● **RECORD EXTRACTS**:
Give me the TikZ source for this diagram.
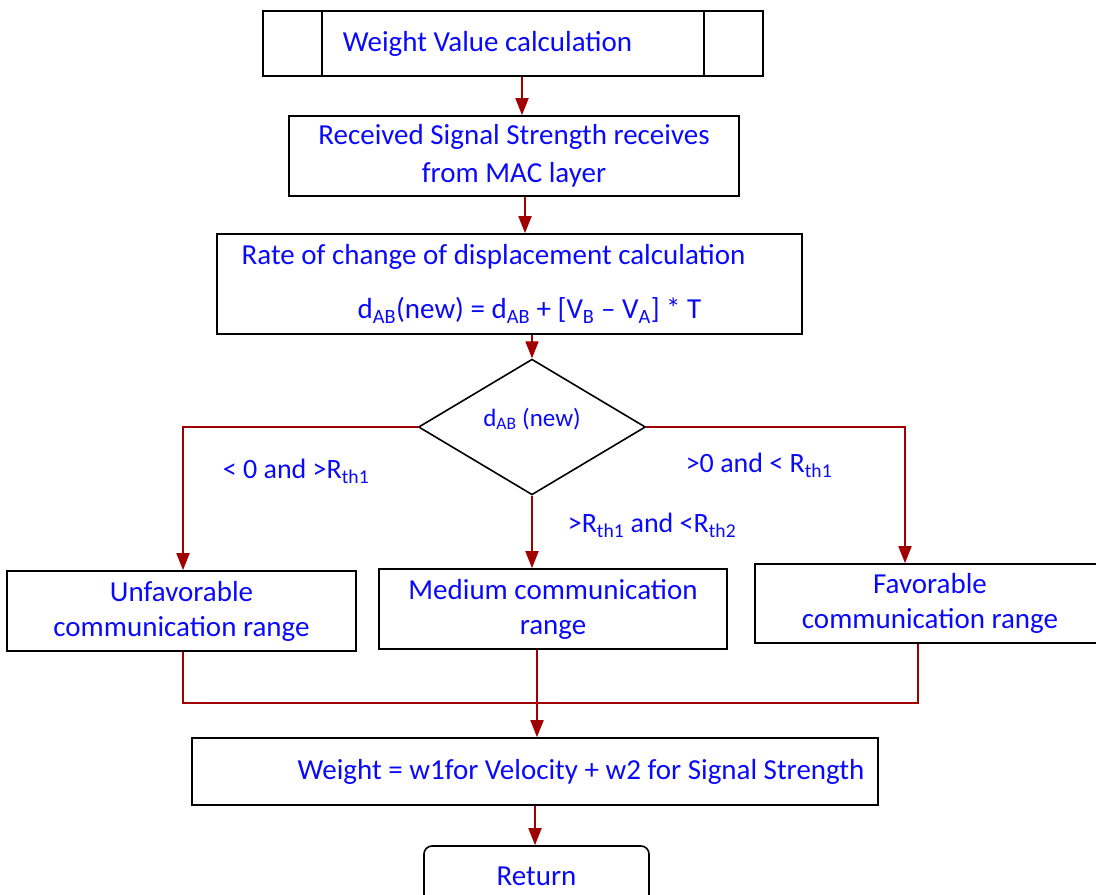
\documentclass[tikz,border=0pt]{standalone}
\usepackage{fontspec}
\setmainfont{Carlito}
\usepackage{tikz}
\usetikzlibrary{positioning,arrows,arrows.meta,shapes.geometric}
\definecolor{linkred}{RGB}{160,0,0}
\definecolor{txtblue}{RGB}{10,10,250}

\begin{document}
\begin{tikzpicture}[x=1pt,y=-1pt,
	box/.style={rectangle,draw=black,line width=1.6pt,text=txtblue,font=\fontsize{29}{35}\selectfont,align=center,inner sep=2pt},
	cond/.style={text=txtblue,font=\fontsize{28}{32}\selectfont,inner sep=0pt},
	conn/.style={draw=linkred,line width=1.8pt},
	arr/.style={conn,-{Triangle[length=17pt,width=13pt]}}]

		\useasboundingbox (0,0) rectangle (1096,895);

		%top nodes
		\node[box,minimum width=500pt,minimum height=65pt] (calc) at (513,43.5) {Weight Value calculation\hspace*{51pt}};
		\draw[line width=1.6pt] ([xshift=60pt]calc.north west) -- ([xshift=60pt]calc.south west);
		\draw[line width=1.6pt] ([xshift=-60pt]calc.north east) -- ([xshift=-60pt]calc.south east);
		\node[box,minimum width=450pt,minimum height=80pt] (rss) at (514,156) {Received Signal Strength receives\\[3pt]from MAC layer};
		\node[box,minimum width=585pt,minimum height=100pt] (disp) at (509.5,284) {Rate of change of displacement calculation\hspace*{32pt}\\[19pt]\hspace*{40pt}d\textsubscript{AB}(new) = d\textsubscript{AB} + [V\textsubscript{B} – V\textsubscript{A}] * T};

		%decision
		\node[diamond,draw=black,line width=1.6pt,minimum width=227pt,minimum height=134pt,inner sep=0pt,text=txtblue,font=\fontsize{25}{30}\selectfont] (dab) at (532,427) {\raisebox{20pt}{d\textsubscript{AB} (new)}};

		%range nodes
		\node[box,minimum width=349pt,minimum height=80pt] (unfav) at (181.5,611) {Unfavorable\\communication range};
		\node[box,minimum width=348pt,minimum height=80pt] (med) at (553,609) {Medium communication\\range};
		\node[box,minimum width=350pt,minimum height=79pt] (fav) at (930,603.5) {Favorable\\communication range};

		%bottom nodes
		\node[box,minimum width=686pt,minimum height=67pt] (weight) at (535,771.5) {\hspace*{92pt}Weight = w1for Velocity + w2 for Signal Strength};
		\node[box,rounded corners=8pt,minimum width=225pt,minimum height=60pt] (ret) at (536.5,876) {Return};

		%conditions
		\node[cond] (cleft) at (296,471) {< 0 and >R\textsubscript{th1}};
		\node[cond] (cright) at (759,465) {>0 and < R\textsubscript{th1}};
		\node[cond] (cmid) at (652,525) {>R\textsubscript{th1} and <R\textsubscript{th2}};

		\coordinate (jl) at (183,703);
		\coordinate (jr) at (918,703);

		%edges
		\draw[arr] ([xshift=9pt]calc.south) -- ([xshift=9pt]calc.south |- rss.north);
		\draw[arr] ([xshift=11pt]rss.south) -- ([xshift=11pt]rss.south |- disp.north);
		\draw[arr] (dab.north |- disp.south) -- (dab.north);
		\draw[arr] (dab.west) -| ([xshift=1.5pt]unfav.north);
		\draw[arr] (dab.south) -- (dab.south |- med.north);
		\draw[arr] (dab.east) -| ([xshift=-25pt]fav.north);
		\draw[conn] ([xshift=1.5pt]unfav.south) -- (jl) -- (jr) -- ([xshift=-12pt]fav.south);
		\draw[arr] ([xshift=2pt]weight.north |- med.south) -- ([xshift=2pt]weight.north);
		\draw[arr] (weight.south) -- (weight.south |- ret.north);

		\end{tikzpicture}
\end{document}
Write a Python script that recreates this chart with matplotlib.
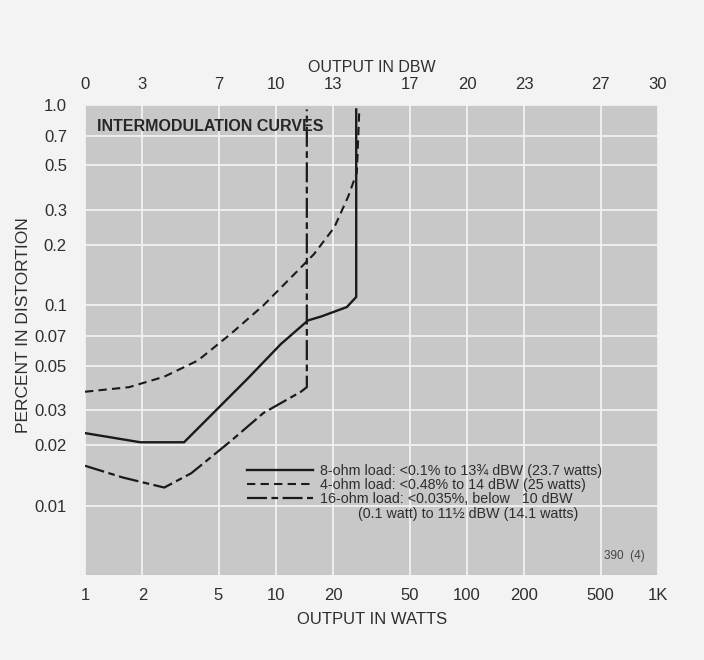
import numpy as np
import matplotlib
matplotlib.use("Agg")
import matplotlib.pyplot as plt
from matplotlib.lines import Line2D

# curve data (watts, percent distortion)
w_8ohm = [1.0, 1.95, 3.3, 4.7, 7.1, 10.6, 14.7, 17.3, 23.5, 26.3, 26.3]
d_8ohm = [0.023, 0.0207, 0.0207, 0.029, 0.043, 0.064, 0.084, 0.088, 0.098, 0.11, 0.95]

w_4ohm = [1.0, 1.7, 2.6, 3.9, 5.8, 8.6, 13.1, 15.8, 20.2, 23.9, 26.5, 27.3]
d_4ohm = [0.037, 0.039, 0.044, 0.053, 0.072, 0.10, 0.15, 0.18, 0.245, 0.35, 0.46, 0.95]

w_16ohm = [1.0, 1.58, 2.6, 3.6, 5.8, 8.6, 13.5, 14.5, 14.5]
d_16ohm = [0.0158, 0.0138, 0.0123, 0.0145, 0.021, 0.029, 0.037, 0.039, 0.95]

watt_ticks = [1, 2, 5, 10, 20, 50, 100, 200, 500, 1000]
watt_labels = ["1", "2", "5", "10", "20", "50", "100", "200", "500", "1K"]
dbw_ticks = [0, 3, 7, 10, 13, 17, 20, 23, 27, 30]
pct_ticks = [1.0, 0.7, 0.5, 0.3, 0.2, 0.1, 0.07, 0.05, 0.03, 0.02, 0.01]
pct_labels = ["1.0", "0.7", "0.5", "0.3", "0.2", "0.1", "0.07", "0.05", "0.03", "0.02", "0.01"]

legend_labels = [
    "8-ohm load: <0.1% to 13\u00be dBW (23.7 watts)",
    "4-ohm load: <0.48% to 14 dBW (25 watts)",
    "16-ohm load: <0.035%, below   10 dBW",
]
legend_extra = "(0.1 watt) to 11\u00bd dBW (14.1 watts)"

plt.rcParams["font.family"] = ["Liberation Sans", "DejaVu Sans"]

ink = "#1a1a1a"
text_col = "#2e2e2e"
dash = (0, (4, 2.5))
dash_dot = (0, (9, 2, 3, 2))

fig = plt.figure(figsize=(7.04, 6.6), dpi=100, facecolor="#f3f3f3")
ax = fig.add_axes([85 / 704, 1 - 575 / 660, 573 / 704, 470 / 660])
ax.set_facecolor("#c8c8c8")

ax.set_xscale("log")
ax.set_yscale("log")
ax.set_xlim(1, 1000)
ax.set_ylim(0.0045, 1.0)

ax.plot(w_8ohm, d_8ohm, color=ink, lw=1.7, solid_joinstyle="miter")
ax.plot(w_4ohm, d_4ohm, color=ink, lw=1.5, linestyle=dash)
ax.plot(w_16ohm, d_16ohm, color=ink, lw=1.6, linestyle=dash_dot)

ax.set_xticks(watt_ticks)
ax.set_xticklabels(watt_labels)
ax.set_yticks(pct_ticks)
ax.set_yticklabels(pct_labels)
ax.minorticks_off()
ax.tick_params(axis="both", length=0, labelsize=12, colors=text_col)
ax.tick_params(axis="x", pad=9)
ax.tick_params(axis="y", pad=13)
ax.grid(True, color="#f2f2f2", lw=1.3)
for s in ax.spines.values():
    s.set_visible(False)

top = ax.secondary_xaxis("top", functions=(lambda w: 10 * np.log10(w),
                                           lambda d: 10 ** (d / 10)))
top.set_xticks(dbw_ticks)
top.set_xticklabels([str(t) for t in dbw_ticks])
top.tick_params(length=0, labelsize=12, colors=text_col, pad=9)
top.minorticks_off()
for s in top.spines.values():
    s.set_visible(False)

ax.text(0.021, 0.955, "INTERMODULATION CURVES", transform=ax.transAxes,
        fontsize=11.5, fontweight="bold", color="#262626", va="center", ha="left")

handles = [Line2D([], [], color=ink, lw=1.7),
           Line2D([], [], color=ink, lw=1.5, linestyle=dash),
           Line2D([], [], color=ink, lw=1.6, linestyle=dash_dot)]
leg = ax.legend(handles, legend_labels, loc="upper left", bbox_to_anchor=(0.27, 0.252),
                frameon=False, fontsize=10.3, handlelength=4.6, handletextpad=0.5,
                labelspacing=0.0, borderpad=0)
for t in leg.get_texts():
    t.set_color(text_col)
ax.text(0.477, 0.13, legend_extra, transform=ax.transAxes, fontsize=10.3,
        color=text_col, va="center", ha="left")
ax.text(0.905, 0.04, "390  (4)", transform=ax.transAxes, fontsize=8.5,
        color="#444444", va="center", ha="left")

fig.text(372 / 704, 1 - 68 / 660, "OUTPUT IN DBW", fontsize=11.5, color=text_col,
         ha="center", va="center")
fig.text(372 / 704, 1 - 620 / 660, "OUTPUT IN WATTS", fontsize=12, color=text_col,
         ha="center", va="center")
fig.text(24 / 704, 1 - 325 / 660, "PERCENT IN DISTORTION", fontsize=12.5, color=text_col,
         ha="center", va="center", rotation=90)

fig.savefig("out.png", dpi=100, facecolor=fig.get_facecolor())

● **WORK REQUIRED**: Copy nothing but the lines above that run from the one with "Write a Python" to the one with "from matplotlib.lines import Line2D", ends included; pictures stay out.

● **ANSWER TO THE PROBLEM**:
Write a Python script that recreates this chart with matplotlib.
import numpy as np
import matplotlib
matplotlib.use("Agg")
import matplotlib.pyplot as plt
from matplotlib.lines import Line2D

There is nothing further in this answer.